▸ **WHAT IS ASKED**: Transcribe the records below from the first line to the line that includes "(title) at (371,13)", inclusive, and omit the pictures.

▸ **GIVEN ENTRIES**:
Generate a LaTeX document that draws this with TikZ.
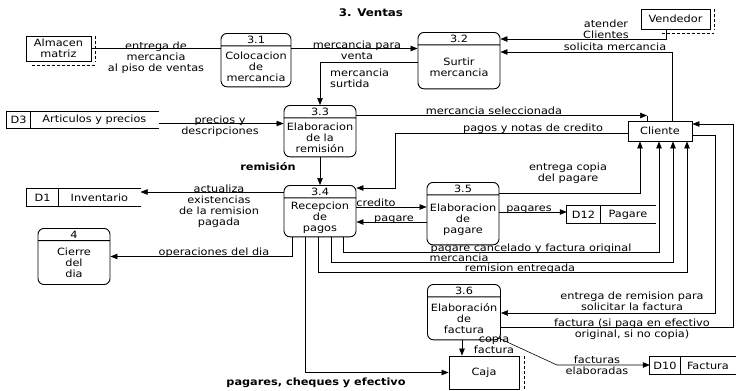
\documentclass[tikz,border=0pt]{standalone}
\usepackage{fontspec}
\setmainfont[FakeStretch=1.13]{DejaVu Sans}
\usetikzlibrary{arrows.meta,shapes.multipart,positioning}
\newcommand{\procbody}[2]{\parbox[c][#1][c]{\hsize}{\centering #2}}
\tikzset{
  proc/.style={draw, line width=0.9pt, rounded corners=6pt, rectangle split, rectangle split parts=2,
    align=center, text width=#1, inner xsep=2pt, inner ysep=2pt, anchor=north},
  ext/.style={draw, line width=0.9pt, align=center, inner sep=1pt},
  dup/.style={densely dashed, line width=0.5pt},
  storeid/.style={minimum height=17pt, inner sep=0pt},
  storetxt/.style={minimum height=17pt, inner sep=0pt},
  outline/.style={line width=0.9pt},
  plain/.style={line width=0.6pt},
  flow/.style={line width=0.6pt, -{Triangle[length=7pt,width=5.5pt]}},
  lbl/.style={inner sep=0pt, align=center, anchor=north},
  lblb/.style={lbl, font=\fontsize{10}{11}\selectfont\bfseries}
}
\begin{document}
\begin{tikzpicture}[x=1pt, y=-1pt, font=\fontsize{10}{11}\selectfont]
\useasboundingbox (0,0) rectangle (737,391);
\node[font=\fontsize{10.5}{12}\selectfont\bfseries] (title) at (371,13) {3. Ventas};

\node[ext, minimum width=65pt, minimum height=25pt] (alm) at (58.5,48.5) {Almacen\\matriz};
\node[ext, minimum width=69pt, minimum height=20pt] (vend) at (675.5,19) {Vendedor};
\node[ext, minimum width=64pt, minimum height=20pt] (cli) at (660,131) {Cliente};
\node[ext, minimum width=70pt, minimum height=33pt] (caja) at (484,372.5) {Caja};
\draw[dup] ([xshift=4pt]alm.north east) -- ([xshift=4pt]alm.south east);
\draw[dup] ([shift={(6pt,-4pt)}]alm.south west) -- ([shift={(4pt,-4pt)}]alm.south east);
\draw[dup] ([xshift=4pt]vend.north east) -- ([xshift=4pt]vend.south east);
\draw[dup] ([shift={(-14pt,-4pt)}]vend.south) -- ([shift={(4pt,-4pt)}]vend.south east);
\draw[dup] ([xshift=5pt]caja.north east) -- ([xshift=5pt]caja.south east);

\node[proc=66pt] (p31) at (256,33) {3.1\nodepart{two}\procbody{36pt}{Colocacion\\de\\mercancia}};
\node[proc=78pt] (p32) at (459,32) {3.2\nodepart{two}\procbody{39pt}{Surtir\\mercancia}};
\node[proc=68pt] (p33) at (320,105) {3.3\nodepart{two}\procbody{34pt}{Elaboracion\\de la\\remisión}};
\node[proc=68pt] (p34) at (320,185) {3.4\nodepart{two}\procbody{34pt}{Recepcion\\de\\pagos}};
\node[proc=68pt] (p35) at (463,182) {3.5\nodepart{two}\procbody{45pt}{Elaboracion\\de\\pagare}};
\node[proc=69pt] (p36) at (464,284) {3.6\nodepart{two}\procbody{38pt}{Elaboración\\de\\factura}};
\node[proc=68pt] (p4) at (74,228) {4\nodepart{two}\procbody{39pt}{Cierre\\del\\dia}};

\node[storeid, minimum width=23pt] (d3id) at (18.5,120) {D3};
\node[storetxt, minimum width=128pt, right=0pt of d3id] (d3) {Articulos y precios};
\node[storeid, minimum width=31pt] (d1id) at (42.5,197.5) {D1};
\node[storetxt, minimum width=82pt, right=0pt of d1id] (d1) {Inventario};
\node[storeid, minimum width=33pt] (d12id) at (583.5,214.5) {D12};
\node[storetxt, minimum width=55pt, right=0pt of d12id] (d12) {Pagare};
\node[storeid, minimum width=30pt] (d10id) at (665,365.5) {D10};
\node[storetxt, minimum width=55pt, right=0pt of d10id] (d10) {Factura};
\foreach \s in {d3,d1,d12,d10}{
  \draw[outline] (\s.north east) -- (\s id.north west) -- (\s id.south west) -- (\s.south east);
  \draw[outline] (\s id.north east) -- (\s id.south east);
}

\draw[plain] (alm.east) -- (alm.east -| p31.west);
\draw[flow] (p31.east |- alm.east) -- (p32.west |- alm.east);
\draw[flow] (p32.west |- 0,62) -| (p33.north);
\draw[flow] ([xshift=-9pt]vend.south) |- (p32.east |- 0,39);
\draw[flow] ([xshift=12pt]cli.north) |- (p32.east |- 0,52);
\draw[flow] (p33.east |- 0,115.5) -- (647,115.5);
\draw[plain] (647,115.5) -- (cli.north -| 647,0);
\draw[flow] (d3.east |- 0,123.5) -- (p33.west |- 0,123.5);
\draw[flow] (cli.west |- 0,133) -| (395,188) -- (p34.east |- 0,188);
\draw[flow] (p33.south) -- (p34.north);
\draw[flow] (p34.west |- 0,192) -- (d1.east |- 0,192);
\draw[flow] (p34.south -| 292,0) |- (p4.east);
\draw[flow] (p34.south -| 305,0) |- (caja.west);
\draw[flow] (p34.south -| 343,0) -- (343,252.5) -| (cli.south -| 659,0);
\draw[flow] (p34.south -| 331,0) -- (331,262.5) -| (cli.south -| 673,0);
\draw[flow] (p34.south -| 318,0) -- (318,272.5) -| (cli.south -| 687,0);
\draw[flow] (p35.east |- 0,193) -| (cli.south -| 640,0);
\draw[flow] (p34.east |- 0,207) -- (p35.west |- 0,207);
\draw[flow] (p35.west |- 0,222) -- (p34.east |- 0,222);
\draw[flow] (p35.east |- 0,212) -- (d12id.west |- 0,212);
\draw[flow] (p36.south -| 462,0) -- (caja.north -| 462,0);
\draw[flow] ([shift={(-2pt,2pt)}]p36.south east) -- (557,365) -- (d10id.west |- 0,365);
\draw[flow] (cli.east |- 0,135) -| (715,313) -- (p36.east |- 0,313);
\draw[flow] (p36.east |- 0,327) -| (733,124) -- (cli.east |- 0,124);

\node[lbl] (lentrega) at (156,41.5) {entrega de\\mercancia\\al piso de ventas};
\node[lbl] (lventa) at (357,41) {mercancia para\\venta};
\node[lbl, align=left, anchor=north west] (lsurtida) at (330,69) {mercancia\\surtida};
\node[lbl] (latender) at (606,20) {atender\\Clientes};
\node[lbl] (lsolicita) at (615,43) {solicita mercancia};
\node[lbl] (lselecc) at (494,107) {mercancia seleccionada};
\node[lbl] (lprecios) at (220,116) {precios y\\descripciones};
\node[lbl] (lpagos) at (533,124) {pagos y notas de credito};
\node[lblb] (lremision) at (268,162) {remisión};
\node[lbl] (lactualiza) at (219,185) {actualiza\\existencias\\de la remision\\pagada};
\node[lbl] (lcopiap) at (568,163) {entrega copia\\del pagare};
\node[lbl] (lcredito) at (376,199) {credito};
\node[lbl] (lpagare) at (394,215.5) {pagare};
\node[lbl] (lpagares) at (529,205.5) {pagares};
\node[lbl] (loper) at (214,248) {operaciones del dia};
\node[lbl] (lcancel) at (531,244) {pagare cancelado y factura original};
\node[lbl] (lmerc) at (459,254) {mercancia};
\node[lbl] (lentregada) at (520,264) {remision entregada};
\node[lbl] (lsolfact) at (632,292) {entrega de remision para\\solicitar la factura};
\node[lbl] (lfactura) at (632,319) {factura (si paga en efectivo\\original, si no copia)};
\node[lbl] (lcopiaf) at (494,335) {copia\\factura};
\node[lbl] (lfacturas) at (597,356) {facturas\\elaboradas};
\node[lblb] (lcheques) at (316,378) {pagares, cheques y efectivo};
\end{tikzpicture}
\end{document}
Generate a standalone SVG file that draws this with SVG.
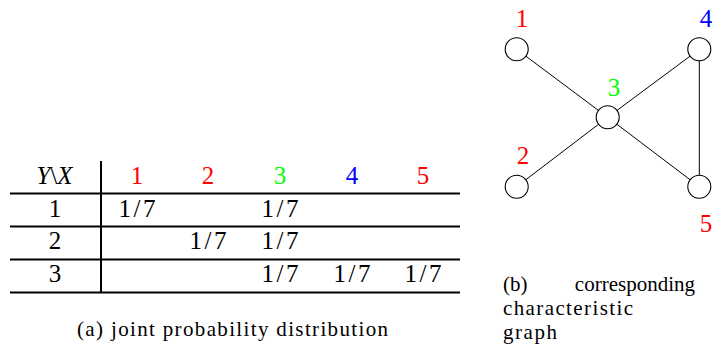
<svg xmlns="http://www.w3.org/2000/svg" width="712" height="350" viewBox="0 0 712 350" font-family="'Liberation Serif', 'DejaVu Serif', serif">
<style>
text{font-family:'Liberation Serif','DejaVu Serif',serif;fill:#000}
.t{font-size:25px;text-anchor:middle}
.c{font-size:21px}
.rule{stroke:#000;stroke-width:2}
.node{fill:#fff;stroke:#000;stroke-width:1.1}
.edge{stroke:#000;stroke-width:1}
.red{fill:#ff0000}.green{fill:#00ff00}.blue{fill:#0000ff}
</style>
<g id="table">
<line class="rule" x1="10" y1="193.5" x2="460" y2="193.5"/>
<line class="rule" x1="10" y1="226.5" x2="460" y2="226.5"/>
<line class="rule" x1="10" y1="259.5" x2="460" y2="259.5"/>
<line class="rule" x1="10" y1="292.5" x2="460" y2="292.5"/>
<line class="rule" x1="101" y1="161" x2="101" y2="293"/>
<text class="t" x="54.5" y="184" font-size="27"><tspan font-style="italic">Y</tspan>\<tspan font-style="italic">X</tspan></text>
<text class="t red" x="137" y="184">1</text>
<text class="t red" x="208" y="184">2</text>
<text class="t green" x="280" y="184">3</text>
<text class="t blue" x="352" y="184">4</text>
<text class="t red" x="423" y="184">5</text>
<text class="t" x="55" y="217">1</text>
<text class="t" x="55" y="249">2</text>
<text class="t" x="55" y="282">3</text>
<text class="t" x="137" y="217" textLength="37">1/7</text>
<text class="t" x="280" y="217" textLength="37">1/7</text>
<text class="t" x="208" y="249" textLength="37">1/7</text>
<text class="t" x="280" y="249" textLength="37">1/7</text>
<text class="t" x="280" y="282" textLength="37">1/7</text>
<text class="t" x="352" y="282" textLength="37">1/7</text>
<text class="t" x="423" y="282" textLength="37">1/7</text>
<text class="c" x="77" y="336" textLength="311">(a) joint probability distribution</text>
</g>
<g id="connectors">
<line class="edge" x1="516.7" y1="49.3" x2="607.7" y2="117.3"/>
<line class="edge" x1="516.7" y1="186.7" x2="607.7" y2="117.3"/>
<line class="edge" x1="699.3" y1="49.3" x2="607.7" y2="117.3"/>
<line class="edge" x1="699.3" y1="186.7" x2="607.7" y2="117.3"/>
<line class="edge" x1="699.3" y1="49.3" x2="699.3" y2="186.7"/>
</g>
<g id="node1"><circle class="node" cx="516.7" cy="49.3" r="11.5"/><text class="t red" x="522" y="27">1</text></g>
<g id="node2"><circle class="node" cx="516.7" cy="186.7" r="11.5"/><text class="t red" x="523" y="164">2</text></g>
<g id="node3"><circle class="node" cx="607.7" cy="117.3" r="11.5"/><text class="t green" x="614" y="96">3</text></g>
<g id="node4"><circle class="node" cx="699.3" cy="49.3" r="11.5"/><text class="t blue" x="706" y="27">4</text></g>
<g id="node5"><circle class="node" cx="699.3" cy="186.7" r="11.5"/><text class="t red" x="706" y="232">5</text></g>
<g id="caption-b">
<text class="c" x="503" y="291">(b)</text>
<text class="c" x="695" y="291" text-anchor="end">corresponding</text>
<text class="c" x="503" y="315" textLength="130">characteristic</text>
<text class="c" x="503" y="339" textLength="54">graph</text>
</g>
</svg>
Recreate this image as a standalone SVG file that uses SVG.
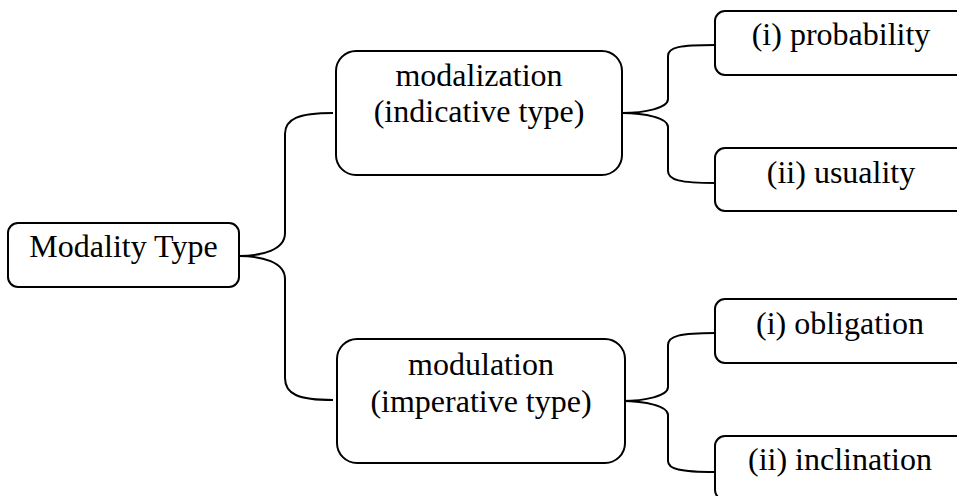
<svg xmlns="http://www.w3.org/2000/svg" width="957" height="496" viewBox="0 0 957 496">
<style>
  .box { fill: #ffffff; stroke: #000000; stroke-width: 2; }
  .lbl { font-family: "Liberation Serif", "Times New Roman", serif; font-size: 32px; fill: #000000; text-anchor: middle; }
  .conn { fill: none; stroke: #000000; stroke-width: 2; }
</style>
<rect x="0" y="0" width="957" height="496" fill="#ffffff"/>
<g id="connectors">
  <path class="conn" d="M239,256 C262,256 285,250 285,233 L285,134 C285,119 298,113 333,113"/>
  <path class="conn" d="M239,256 C262,256 285,262 285,279 L285,378 C285,394 298,400 333,400"/>
  <path class="conn" d="M622,113 C645,113 668,108 668,99 L668,56 C668,47 680,45 715,45"/>
  <path class="conn" d="M622,113 C645,113 668,118 668,127 L668,171 C668,180 680,183 715,183"/>
  <path class="conn" d="M622,401 C645,401 668,396 668,387 L668,345 C668,336 680,333 715,333"/>
  <path class="conn" d="M622,401 C645,401 668,406 668,415 L668,461 C668,469 680,472 715,472"/>
</g>
<g id="node-modality-type">
  <rect class="box" x="8" y="223" width="231" height="64" rx="10" ry="10"/>
  <text class="lbl" x="123.5" y="257">Modality Type</text>
</g>
<g id="node-modalization">
  <rect class="box" x="336" y="51" width="286" height="124" rx="20" ry="20"/>
  <text class="lbl" x="479" y="86">modalization</text>
  <text class="lbl" x="479" y="122">(indicative type)</text>
</g>
<g id="node-modulation">
  <rect class="box" x="337" y="339" width="288" height="124" rx="20" ry="20"/>
  <text class="lbl" x="481" y="375">modulation</text>
  <text class="lbl" x="481" y="412">(imperative type)</text>
</g>
<g id="node-probability">
  <rect class="box" x="715" y="11" width="252" height="64" rx="10" ry="10"/>
  <text class="lbl" x="841" y="45">(i) probability</text>
</g>
<g id="node-usuality">
  <rect class="box" x="715" y="148" width="252" height="63" rx="10" ry="10"/>
  <text class="lbl" x="841" y="183">(ii) usuality</text>
</g>
<g id="node-obligation">
  <rect class="box" x="715" y="299" width="252" height="64" rx="10" ry="10"/>
  <text class="lbl" x="840" y="334">(i) obligation</text>
</g>
<g id="node-inclination">
  <rect class="box" x="715" y="436" width="252" height="64" rx="10" ry="10"/>
  <text class="lbl" x="840" y="470">(ii) inclination</text>
</g>
</svg>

▸ **WRITTEN RESPONSE**:
Generate a LaTeX document that draws this with TikZ.
\documentclass[tikz,border=0pt]{standalone}
\usepackage{fontspec}
\setmainfont[FakeStretch=1.13]{DejaVu Sans}
\usetikzlibrary{arrows.meta,shapes.multipart,positioning}
\newcommand{\procbody}[2]{\parbox[c][#1][c]{\hsize}{\centering #2}}
\tikzset{
  proc/.style={draw, line width=0.9pt, rounded corners=6pt, rectangle split, rectangle split parts=2,
    align=center, text width=#1, inner xsep=2pt, inner ysep=2pt, anchor=north},
  ext/.style={draw, line width=0.9pt, align=center, inner sep=1pt},
  dup/.style={densely dashed, line width=0.5pt},
  storeid/.style={minimum height=17pt, inner sep=0pt},
  storetxt/.style={minimum height=17pt, inner sep=0pt},
  outline/.style={line width=0.9pt},
  plain/.style={line width=0.6pt},
  flow/.style={line width=0.6pt, -{Triangle[length=7pt,width=5.5pt]}},
  lbl/.style={inner sep=0pt, align=center, anchor=north},
  lblb/.style={lbl, font=\fontsize{10}{11}\selectfont\bfseries}
}
\begin{document}
\begin{tikzpicture}[x=1pt, y=-1pt, font=\fontsize{10}{11}\selectfont]
\useasboundingbox (0,0) rectangle (737,391);
\node[font=\fontsize{10.5}{12}\selectfont\bfseries] (title) at (371,13) {3. Ventas};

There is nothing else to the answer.